Called a “midwife to the counterculture,” Fass was a key part of WBAI’s mission as a listener-supported station with a strong leftist identification. During the ’60s, he was a kind of unofficial point man for the “Yip-In” at Grand Central Station, reluctantly documented the happenings at the 1968 Democratic Convention in Chicago, and played host to the biggest names in folk music and activism, including Bob Dylan, Abbie Hoffman, Allen Ginsberg, Kinky Friedman, and Arlo Guthrie, who introduced the song “Alice’s Restaurant” on his show. Just as Fass and WBAI reflected the anti-war left, the fracturing of the movement in the ’70s also took its toll on the station, as identity politics led to a schizophrenic, borderline-unlistenable array of programs that led to his exit in 1977. He returned in 1983, sans salary or pension, but with an impulse to keep going.

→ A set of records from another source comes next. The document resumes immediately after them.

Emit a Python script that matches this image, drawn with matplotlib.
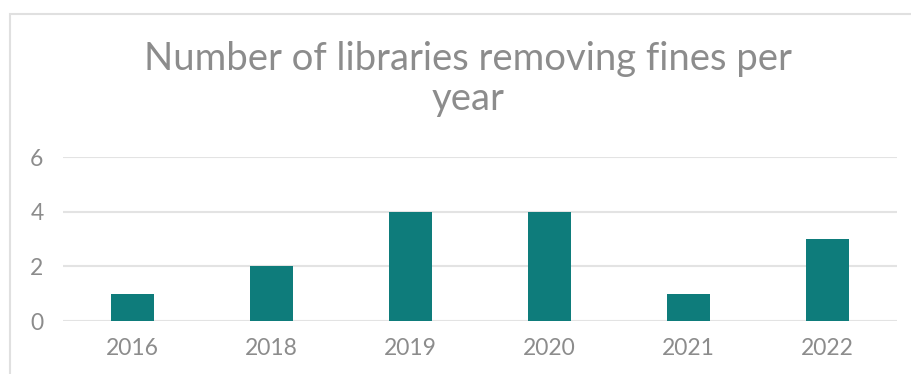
import matplotlib.pyplot as plt
from matplotlib.patches import Rectangle

years = ['2016', '2018', '2019', '2020', '2021', '2022']
libraries = [1, 2, 4, 4, 1, 3]
yticks = [0, 2, 4, 6]

bar_color = '#0e7c7b'
text_color = '#8c8c8c'
grid_color = '#e3e3e3'

plt.rcParams['font.family'] = ['Lato', 'DejaVu Sans']

fig = plt.figure(figsize=(9.12, 3.74), dpi=100)

# light frame round the chart
fig.patches.append(Rectangle((10 / 912, -0.1), 1.0, 1 - 14 / 374 + 0.1,
                             transform=fig.transFigure, fill=False,
                             edgecolor='#e0e0e0', linewidth=1.5))

ax = fig.add_axes([63 / 912, 1 - 321 / 374, 834 / 912, 164 / 374])
x = range(len(years))
ax.bar(x, libraries, width=0.315, color=bar_color, zorder=3)

ax.set_xlim(-0.5, len(years) - 0.5)
ax.set_ylim(0, 6)
ax.set_yticks(yticks)
ax.set_xticks(list(x))
ax.set_xticklabels(years)
ax.grid(axis='y', color=grid_color, linewidth=1.5, zorder=0)
for s in ax.spines.values():
    s.set_visible(False)
ax.tick_params(length=0, labelsize=16.5, colors=text_color)
ax.tick_params(axis='y', pad=14)
ax.tick_params(axis='x', pad=12)

fig.text(0.513, 1 - 79 / 374, 'Number of libraries removing fines per\nyear',
         ha='center', va='center', fontsize=27.5, color=text_color,
         linespacing=1.15)

fig.savefig('out.png', dpi=100)
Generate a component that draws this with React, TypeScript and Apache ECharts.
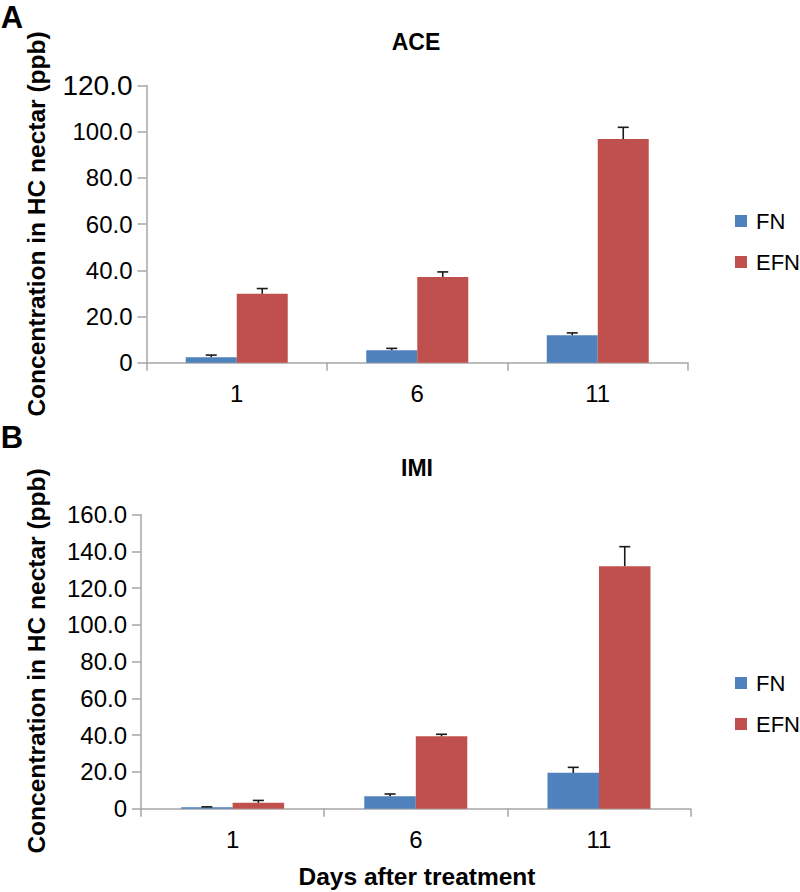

Lovelace and Wolfson spend curiously little time on Fass in the present day—just enough to get a feel for his habits and living situation, and some continuity between the past and the present, where he’s shown expressing some optimism over the Occupy Wall Street movement. They’re more interested in trolling the archives for special guests and various inflection points in counterculture history, which marry Fass’ broadcasts to more standard black-and-white newsreel footage of the late ’60s. They do find some gems, however, including a night where Fass talked a man through a suicide attempt, persisting for two or three hours as a cocktail of pills began to take hold. At times like those, Fass’ “Radio Unnameable” sounds like nothing else—among other things he praises silence as an on-air virtue. His show created a new form that will die with its creator.